The judge must assess the specific age of that individual, examine that youth’s childhood and life experience, weigh the degree of responsibility the youth was capable of exercising, and assess that youth’s chances to become rehabilitated. Only if the judge then concludes that life without parole is a “proportional” penalty, given all of the factors that mitigate the youth’s guilt, can he impose such a sentence.
The question the Court will address now is whether this ban on mandatory life sentences and requirement for individualized findings applies retroactively to cases that were completed before the 2012 decision. The case before the Court involves George Toca, who was convicted of murder in 1984 for accidentally shooting his friend during a botched robbery. He was seventeen at the time. Toca was sentenced to life without possibility of parole under a Louisiana sentencing scheme that required imposition of a life sentence. The Louisiana Supreme Court denied his request for a new hearing.
According to the Washington Post, state supreme courts have been split on the interpretation of this precedent, with most finding that it is a substantive rule that must be applied retroactively, but others, like Louisiana, finding that it is merely procedural and does not require revisiting life sentences for all juveniles who had been sentenced prior to the decision.

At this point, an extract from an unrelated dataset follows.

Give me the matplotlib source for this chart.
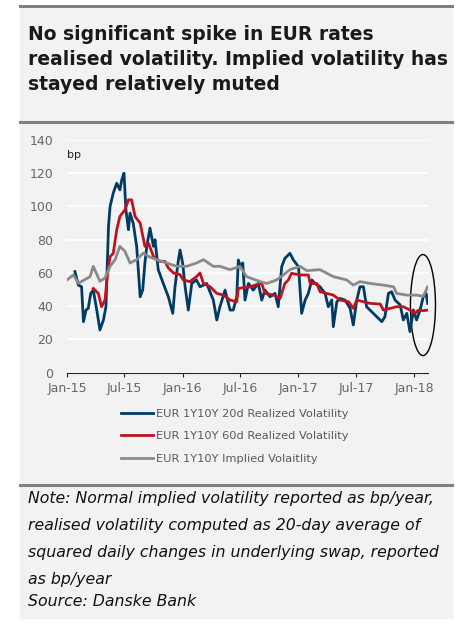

The U.S. Supreme Court will hear Toca's case on the issue of retroactivity, but will also decide a broader point that may make the question of retroactivity moot. According to SCOTUS Blog, the Court will also address "whether a federal question is raised at all when an inmate claims that a state post-conviction court had failed to apply a Supreme Court criminal-law decision retroactively." If the Court ruled that no federal question was raised in this type of proceeding, then they might not rule on the specific retroactivity issue in Toca's case.